By Derrick Jensen, Orion Magazine. Posted July 13, 2009.

Are we taking the easy route? Dumpster diving wouldn't have stopped Hitler, and composting wouldn't have ended slavery.

This article was first published in the July/August 2009 issue of Orion Magazine.

Would any sane person think dumpster diving would have stopped Hitler, or that composting would have ended slavery or brought about the eight-hour workday, or that chopping wood and carrying water would have gotten people out of Tsarist prisons, or that dancing naked around a fire would have helped put in place the Voting Rights Act of 1957 or the Civil Rights Act of 1964? Then why now, with all the world at stake, do so many people retreat into these entirely personal “solutions”?

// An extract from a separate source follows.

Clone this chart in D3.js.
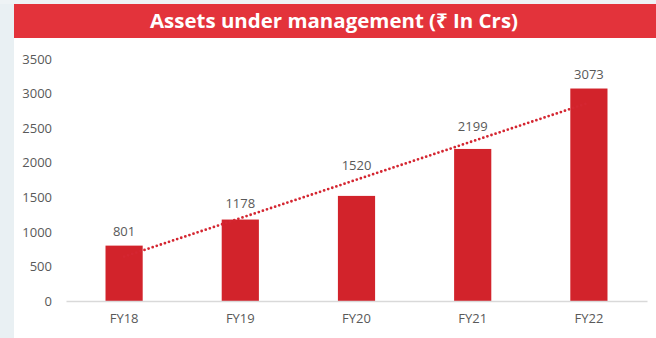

Part of the problem is that we’ve been victims of a campaign of systematic misdirection. Consumer culture and the capitalist mindset have taught us to substitute acts of personal consumption (or enlightenment) for organized political resistance. An Inconvenient Truth helped raise consciousness about global warming. But did you notice that all of the solutions presented had to do with personal consumption—changing light bulbs, inflating tires, driving half as much—and had nothing to do with shifting power away from corporations, or stopping the growth economy that is destroying the planet? Even if every person in the United States did everything the movie suggested, U.S. carbon emissions would fall by only 22 percent. Scientific consensus is that emissions must be reduced by at least 75 percent worldwide.